BAGHDAD — Iraqi officials completed work on a new constitution yesterday, but the draft was rejected by Sunni Arab negotiators, setting the stage for a bitter campaign leading up to the Oct. 15 referendum.

The absence of a Sunni Arab endorsement, after more than two months of intense negotiation, dashed hopes that the document would undermine Sunni support for a violent insurgency and raised fears of even more violence.

The draft was read in its entirety to parliament, but no vote was taken because none was legally required. At one time, officials wanted a vote as an affirmation of unity, but the idea was shelved because of Sunni objections and repeated delays in finalizing the draft.

Sheik Humam Hammoudi, a Shi’ite and chairman of the drafting committee, said 5 million copies of the constitution will be circulated nationwide in the food allotments that each Iraqi family receives monthly from the government.

Sunni negotiators delivered their rejection in a joint statement shortly after the draft was submitted to parliament. They branded the final version as “illegitimate” and asked the Arab League, the United Nations and “international organizations” to intervene “so that this document is not passed.”

Such intervention is unlikely, and no further amendments to the draft are possible under the law, said a legal expert on the drafting committee, Hussein Addab.

“I think if this constitution passes as it is, it will worsen everything in the country,” Sunni negotiator Saleh al-Mutlaq said.

In Crawford, Texas, President Bush expressed disappointment that the Sunnis had not signed on but pinned his hopes on the referendum.

“Some Sunnis have expressed reservations about various provisions in the constitution, and that’s their right as free individuals in a free society,” Mr. Bush said, adding that the referendum was a chance for Iraqis to “set the foundation for a permanent Iraqi government.”

But the depth of disillusionment within the Sunni establishment extended beyond the 15 negotiators, who were appointed to the constitutional committee at U.S. urging in June.

Vice President Ghazi Mashal Ajil al-Yawer, a Sunni, didn’t show up at a Sunday ceremony marking completion of the document. When President Jalal Talabani said Mr. al-Yawer was ill, senior officials including Deputy Prime Minister Ahmad Chalabi howled with laughter.

“The constitution is left to our people to approve or reject it,” said Mr. Talabani, a Kurd. “I hope that our people will accept it despite some flaws.”

A top Sunni who did attend the ceremony, parliament Speaker Hajim al-Hassani, said he thought the final document contained “too much religion” and too little protection of women’s rights. He said it would be hard to sell it to the Sunnis.

Despite last-minute concessions from the majority Shi’ites and Kurds, the Sunnis said the document threatened the unity of Iraq and its place in the Arab world.

Major deal-breaking issues included federalism, Iraq’s identity in the Arab world and references to former dictator Saddam Hussein’s Sunni-dominated Ba’ath Party.
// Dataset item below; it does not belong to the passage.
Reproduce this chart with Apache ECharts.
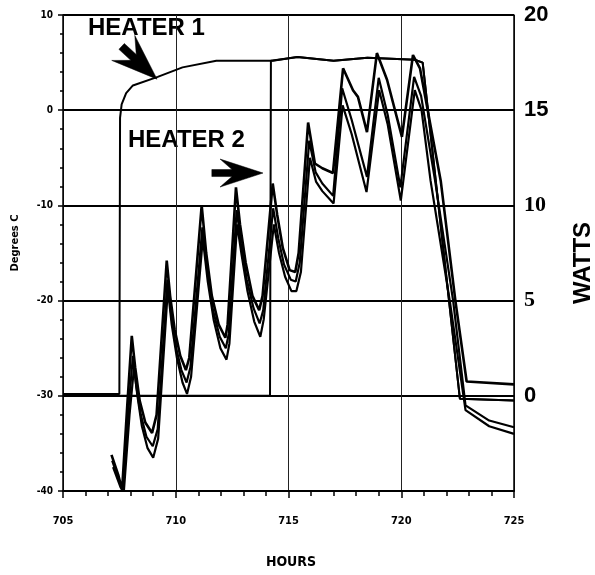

Sunnis fear federalism would lead to the breakup of the country into a Kurdish north and Shi’ite south, cutting them off from the nation’s oil wealth.

Although Sunnis account for only 20 percent of Iraq’s estimated 27 million people, they still can derail the constitution in the referendum under a concession made to the Kurds in the 2004 interim constitution. If two-thirds of voters in any three provinces reject the charter, the constitution will be defeated. Sunnis have the majority in at least four provinces.

Defeat of the constitution would force new elections for a parliament that would begin the drafting process from scratch.

Militant Shi’ite cleric Muqtada al-Sadr has broken with other Shi’ites and spoken out against the constitution. Sheik al-Sadr has been making overtures to hard-line Sunni clerics in a common front against the draft and the U.S. presence here.